Doch ihre Trainerin Cathy Schols hatte bald andere Pläne. „Innerhalb einer Woche hat sie mich von einer Abwehrspielerin zur Stürmerin umfunktioniert“, erinnert sich Naomi Kuhlow. Fünf Jahre lang hat sich die Gymnasiastin ausschließlich um die Defensive gekümmert und von keinem Trainer die Chance bekommen, sich auch offensiv zu betätigen: „Ich wusste überhaupt nicht, wie ich mich als Stürmerin bewegen und verhalten muss.“

Nun ist sie bei den „Bären“ zur Angreiferin mutiert und ist durchaus nicht unzufrieden mit ihren Fortschritten in der ungewohnten Rolle. „Drei Tore habe ich schon geschossen“, freut sie sich.

Und, wie schon geschrieben, ist der Kader des Teams aus Banff eher klein. Da steht jede Akteurin fast ständig auf dem Eis, während die Konkurrenz oft mit vier kompletten Reihen aufläuft. „Anfangs war das schon ein Problem, aber wir haben uns dran gewöhnt, dass jede viel Eiszeit hat. Inzwischen finde ich das cool.“

Auch in Kanada ist die Saison fast schon vorbei, nur im Mai wartet noch ein Turnier in Vancouver. Dennoch wird zwei bis drei Mal die Woche trainiert – Eishockey genießt eben im Land der Ahornblätter einen ganz anderen Stellenwert als bei uns.
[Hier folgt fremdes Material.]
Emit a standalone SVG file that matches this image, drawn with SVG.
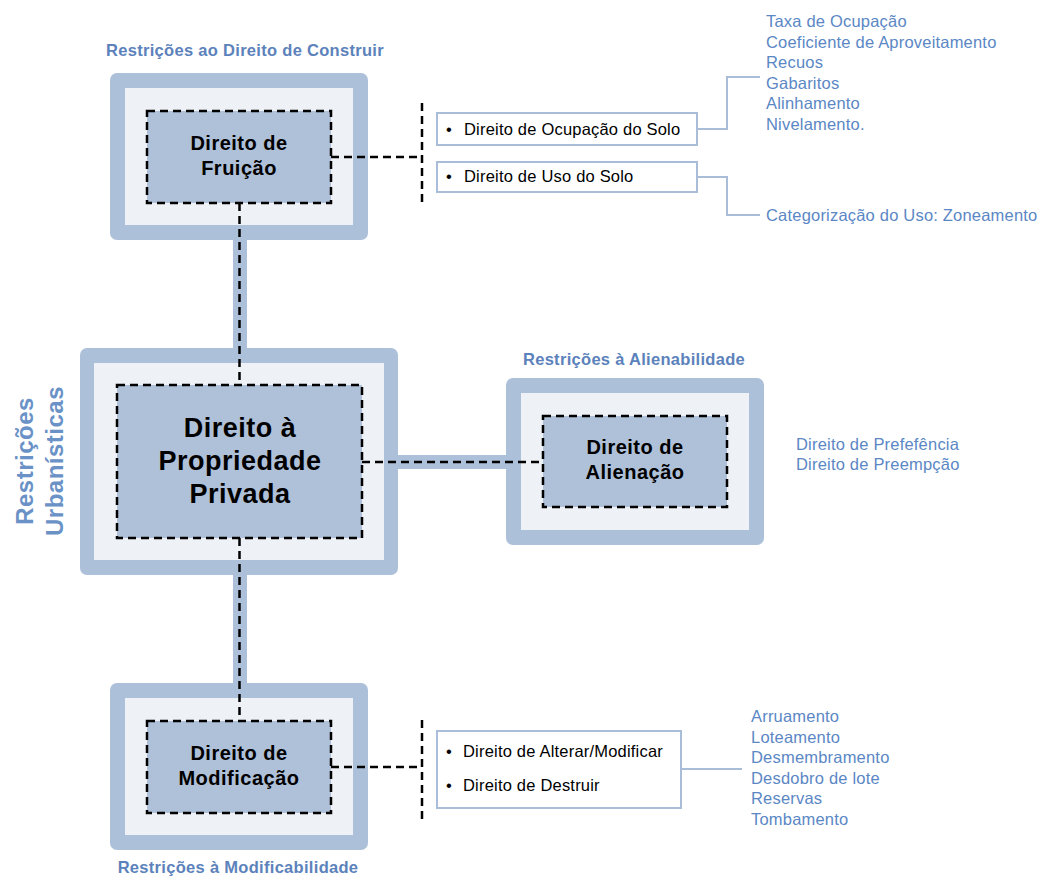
<svg xmlns="http://www.w3.org/2000/svg" width="1042" height="880" viewBox="0 0 1042 880">
<style>
.outer{fill:#adc0da}
.light{fill:#eef1f6}
.inner{fill:#afc1d9;stroke:#000;stroke-width:2.5;stroke-dasharray:8 5}
.dash{fill:none;stroke:#000;stroke-width:2.5;stroke-dasharray:8 5}
.bar{fill:#adc0da}
.lbox{fill:#fff;stroke:#a9bcd8;stroke-width:2}
.lline{fill:none;stroke:#a9bcd8;stroke-width:2}
.node{font-family:"Liberation Sans",Arial,sans-serif;font-weight:bold;font-size:20px;letter-spacing:0.5px;fill:#000;text-anchor:middle}
.big{font-family:"Liberation Sans",Arial,sans-serif;font-weight:bold;font-size:27px;letter-spacing:0.5px;fill:#000;text-anchor:middle}
.title{font-family:"Liberation Sans",Arial,sans-serif;font-weight:bold;font-size:16.5px;letter-spacing:0.3px;fill:#5c82bb;text-anchor:middle}
.list{font-family:"Liberation Sans",Arial,sans-serif;font-size:16.5px;letter-spacing:0.2px;fill:#5b87c5}
.btext{font-family:"Liberation Sans",Arial,sans-serif;font-size:16.5px;letter-spacing:0.2px;fill:#000}
.side{font-family:"Liberation Sans",Arial,sans-serif;font-weight:bold;font-size:24px;letter-spacing:0.5px;fill:#6b92c7;text-anchor:middle}
</style>

<g id="connectors">
  <rect class="bar" x="233" y="238" width="14" height="112"/>
  <rect class="bar" x="233" y="573" width="14" height="112"/>
  <rect class="bar" x="396" y="455" width="112" height="14"/>
  <polyline class="lline" points="697,129 727,129 727,77 760,77"/>
  <polyline class="lline" points="697,177 727,177 727,215 760,215"/>
  <line class="lline" x1="681" y1="769" x2="742" y2="769"/>
</g>

<g id="node-fruicao">
  <rect class="outer" x="110" y="73" width="258" height="167" rx="7"/>
  <rect class="light" x="125" y="88" width="228" height="137"/>
  <rect class="inner" x="147" y="111" width="184" height="92"/>
  <text class="node" x="239" y="150">Direito de</text>
  <text class="node" x="239" y="175">Fruição</text>
</g>

<g id="node-propriedade">
  <rect class="outer" x="80" y="348" width="318" height="227" rx="7"/>
  <rect class="light" x="94" y="363" width="290" height="197"/>
  <rect class="inner" x="117" y="385" width="245" height="153"/>
  <text class="big" x="240" y="437">Direito à</text>
  <text class="big" x="240" y="470">Propriedade</text>
  <text class="big" x="240" y="503">Privada</text>
</g>

<g id="node-alienacao">
  <rect class="outer" x="506" y="378" width="258" height="167" rx="7"/>
  <rect class="light" x="521" y="393" width="228" height="137"/>
  <rect class="inner" x="543" y="416" width="184" height="91"/>
  <text class="node" x="635" y="454">Direito de</text>
  <text class="node" x="635" y="479">Alienação</text>
</g>

<g id="node-modificacao">
  <rect class="outer" x="110" y="683" width="258" height="167" rx="7"/>
  <rect class="light" x="125" y="698" width="228" height="137"/>
  <rect class="inner" x="147" y="721" width="184" height="92"/>
  <text class="node" x="239" y="760">Direito de</text>
  <text class="node" x="239" y="785">Modificação</text>
</g>

<g id="dashed-connectors">
  <line class="dash" x1="239.5" y1="203" x2="239.5" y2="385"/>
  <line class="dash" x1="239.5" y1="538" x2="239.5" y2="721"/>
  <line class="dash" x1="362" y1="462" x2="543" y2="462"/>
  <line class="dash" x1="331" y1="157" x2="422" y2="157"/>
  <line class="dash" x1="422" y1="103" x2="422" y2="207"/>
  <line class="dash" x1="331" y1="767" x2="422" y2="767"/>
  <line class="dash" x1="422" y1="720" x2="422" y2="822"/>
</g>

<g id="labels">
  <text class="title" x="245" y="56">Restrições ao Direito de Construir</text>
  <text class="title" x="634" y="365">Restrições à Alienabilidade</text>
  <text class="title" x="238" y="873">Restrições à Modificabilidade</text>
  <g transform="translate(0,461) rotate(-90)">
    <text class="side" x="0" y="33">Restrições</text>
    <text class="side" x="0" y="63">Urbanísticas</text>
  </g>
</g>

<g id="box-ocupacao">
  <rect class="lbox" x="437" y="113" width="260" height="32"/>
  <text class="btext" x="446" y="135">•</text>
  <text class="btext" x="464" y="135">Direito de Ocupação do Solo</text>
</g>
<g id="box-uso">
  <rect class="lbox" x="437" y="162" width="260" height="30"/>
  <text class="btext" x="446" y="182">•</text>
  <text class="btext" x="464" y="182">Direito de Uso do Solo</text>
</g>
<g id="box-modificar">
  <rect class="lbox" x="437" y="731" width="244" height="77"/>
  <text class="btext" x="446" y="757">•</text>
  <text class="btext" x="463" y="757">Direito de Alterar/Modificar</text>
  <text class="btext" x="446" y="791">•</text>
  <text class="btext" x="463" y="791">Direito de Destruir</text>
</g>

<g id="list-ocupacao">
  <text class="list" x="766" y="27">Taxa de Ocupação</text>
  <text class="list" x="766" y="48">Coeficiente de Aproveitamento</text>
  <text class="list" x="766" y="68">Recuos</text>
  <text class="list" x="766" y="89">Gabaritos</text>
  <text class="list" x="766" y="109">Alinhamento</text>
  <text class="list" x="766" y="130">Nivelamento.</text>
</g>
<g id="list-uso">
  <text class="list" x="766" y="221">Categorização do Uso: Zoneamento</text>
</g>
<g id="list-alienacao">
  <text class="list" x="796" y="450">Direito de Prefefência</text>
  <text class="list" x="796" y="470">Direito de Preempção</text>
</g>
<g id="list-modificacao">
  <text class="list" x="751" y="722">Arruamento</text>
  <text class="list" x="751" y="743">Loteamento</text>
  <text class="list" x="751" y="763">Desmembramento</text>
  <text class="list" x="751" y="784">Desdobro de lote</text>
  <text class="list" x="751" y="804">Reservas</text>
  <text class="list" x="751" y="825">Tombamento</text>
</g>
</svg>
Anfang April geht es wieder zurück in die Kleinstadt in der Provinz Alberta. Doch schon jetzt gilt es für Naomi Kuhlow eine schwierige Entscheidung zu treffen: Hängt sie ein zweites Jahr in Banff an oder kehrt sie nach Franken zurück? „Das fällt mir wirklich nicht leicht“, gibt sie zu.

Denn in Kanada hat sie zwar ihren geliebten Sport fast rund um die Uhr und ein Team mit Mädchen in ihrem Alter, aber es spielen andere Aspekte ebenfalls eine Rolle – auch der finanzielle: „So ein Auslandsjahr ist ja ganz schön teuer.“

Und es lockt auch die Heimat. Von einer Freundin, die bei den Eishockeyfrauen des ESC Höchstadt spielt, hat sie gehört, dass die „Blue Lions“ eine gute Mannschaft hätten, bei denen es unter dem neuen Trainer Jürgen Turnwald aufwärts gehen soll.

In der Schule würde sie nach dem Jahr in Kanada in diesem Fall die zehnte Klasse wiederholen, weil sie befürchtet, zu viel Stoff verpasst zu haben. Aber noch sind die Würfel nicht gefallen: „Ich bin hin und her gerissen.“

Ganz ohne Eishockey geht es natürlich auch in den Ferien nicht ab: Am kommenden Freitag wird sie sich das dritte Finalspiel der Höchstadter Alligators gegen Lindau anschauen – und irgendwann in den nächsten Tagen auch beschließen, ob sie bei den neuen Freundinnen in Kanada bleibt oder zu den alten an der Aisch zurück kehrt.